October is breast cancer awareness month. In my family, we’re very aware. My sister had a mastectomy last Tuesday.

One of my close friends, who had a double mastectomy last winter, told me she’d recently been with a group of women in Washington and none of them had had a mammogram in the last year. Why not? They were busy, they forgot, they had one the year before, they didn’t want to think about it. All but one were over 40. Then again, my friend had been religious about her annual checkups, and she was the one with breast cancer. Life’s not fair.

We women need to take responsibility. We need to do our self-exams, remember our annual checkups, and demand insurance coverage, research funds and free mammograms for women who can’t afford them. We need to encourage younger women, who fall outside the official guidelines for mammograms, to be aware that when breast cancer strikes young women, it tends to be particularly aggressive and ruthless. So younger women have to be aggressive and ruthless about being screened, tested and reimbursed by their insurance companies for the procedures.

But there is only so much we can do as individuals.

What should we do if we happen to be born into families that are cancer-prone?

What do we do about doctors who let us down and then look to other doctors and insurance companies to paper over their negligence?

My sister had cancer 23 years ago. It was non-Hodgkin’s lymphoma. It showed up as a lump in her breast. She had the lump removed, radiation of her breast and heavy-duty chemotherapy. It was hellish, but it saved her life. On the other hand, it was an experience she had no desire to relive.

So she’s been careful. Over the years, she’s had biopsies, MRI’s, scans and blood work; she’s been cautious not crazed; she has lived with the sword over her head and a smile on her face. I’m the one who worries about everything. She does what she has to do and doesn’t dwell on it.

Two years ago, when she found a lump in her breast, the same breast that had been radiated 20 years ago, she went to the man who was supposed to be the top breast surgeon in her area of Pennsylvania. He ordered an MRI and, after reviewing it, told her not to worry about it, that it was nothing with nothing.

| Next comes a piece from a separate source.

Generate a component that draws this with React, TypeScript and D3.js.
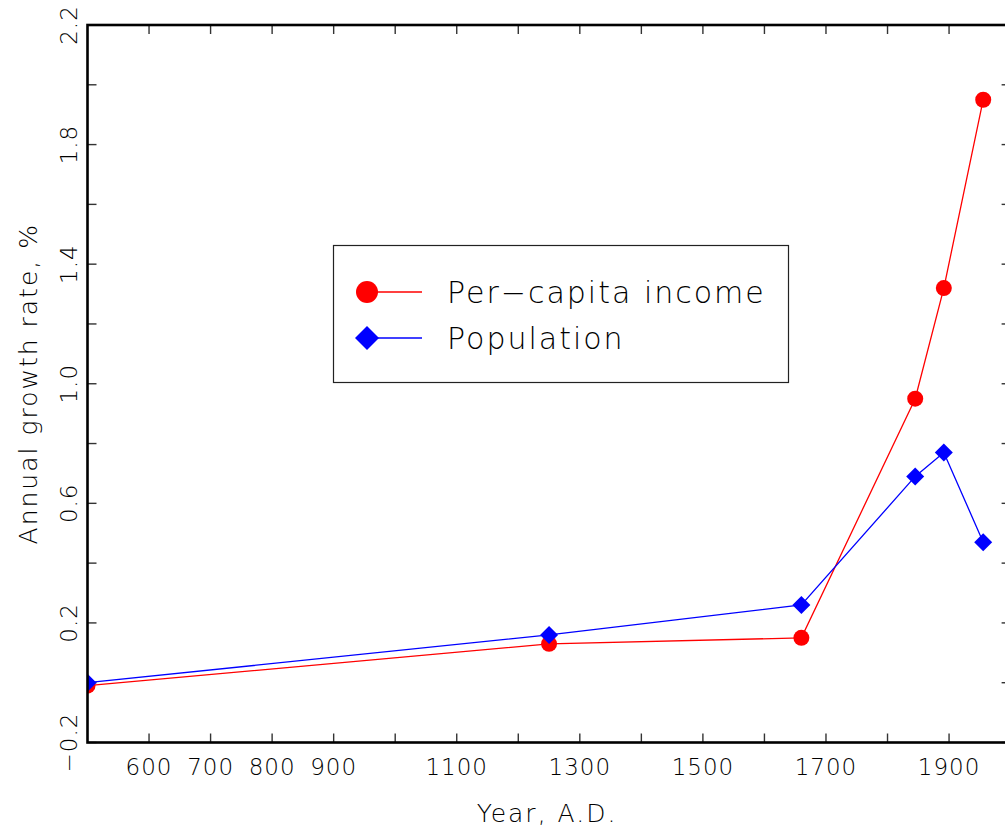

Nothing with nothing. Nothing to worry about. Except he was wrong.

A month ago, she felt the lump again. It felt different. Bigger. Tender. She went back to the famous breast surgeon. Nothing with nothing, he reminded her. We tested that two years ago.

I want it out, she said. He did a needle biopsy. It was “inconclusive.” He scheduled a lumpectomy. We met in New York for dinner the weekend before. I woke up the next morning with my hands aching. I’d been clenching my fists all night. I had a bad feeling. And I was starting to get mad at Dr. Nothing with Nothing.

Why would you let a lump sit there for two years, in a breast that’s been radiated, with a woman who went into menopause in her 30s and had been prescribed hormones ever since? Why didn’t her doctor do what mine does when he finds lumps – order follow-up MRI’s at six-month intervals to see if there’s been a change? Who was he working for: her insurance company, or her?

But of course I didn’t say those things to my sister. I said them to one of my best friends, who lost her sister to breast cancer, who talks me down when I insist on seeing disaster around every curve.

When I got three messages from my sister two days after the lumpectomy and none of them said everything was fine, I knew Dr. Nothing with Nothing was worth just that. It may have been nothing two years ago, but it was something now.

The margins weren’t clean from the lumpectomy. The breast tissue was compromised from the radiation in the ’80s. So there was no question about the next step. The only issue was whether it was in the lymph nodes, as well. We’re waiting on that. Dr. Nothing with Nothing said he saw some abnormal cells in the sentinel node and took a few more to test. Not a good sign. Why is he doing the surgery, I asked. He’s supposed to be the best. I wonder if that’s what a jury will think.

I had a friend named Copelia who died because of a doctor like my sister’s. She belonged to an HMO, so she didn’t have too many choices. She found a lump, too. Her doctor didn’t order any fancy tests. He didn’t do a needle biopsy. He said he could tell from the mammogram that it was nothing with nothing. Every time I saw her, she would ask me what I thought about her lump. I’m a lawyer not a doctor, I used to say. After two years, she finally went to a different doctor. Nothing with nothing was stage-3 breast cancer.

I couldn’t find a lawyer who would take her case. I went with her to the meetings. The lawyers explained that there wasn’t much money in the case because she’d signed an arbitration agreement without knowing it, that it wouldn’t be easy to prove things would be different if the cancer had been diagnosed earlier, that the HMO would probably delay everything to see how it turned out. If she survived, they’d say there was no injury. If she died, they’d claim it was inevitable. As it turned out, she died.

Hopefully, my sister will do better. And maybe we’ll even get to teach something to her Dr. Nothing with Nothing. For her sake, and Copelia’s, and the rest of us.

Susan Estrich is a syndicated columnist and author.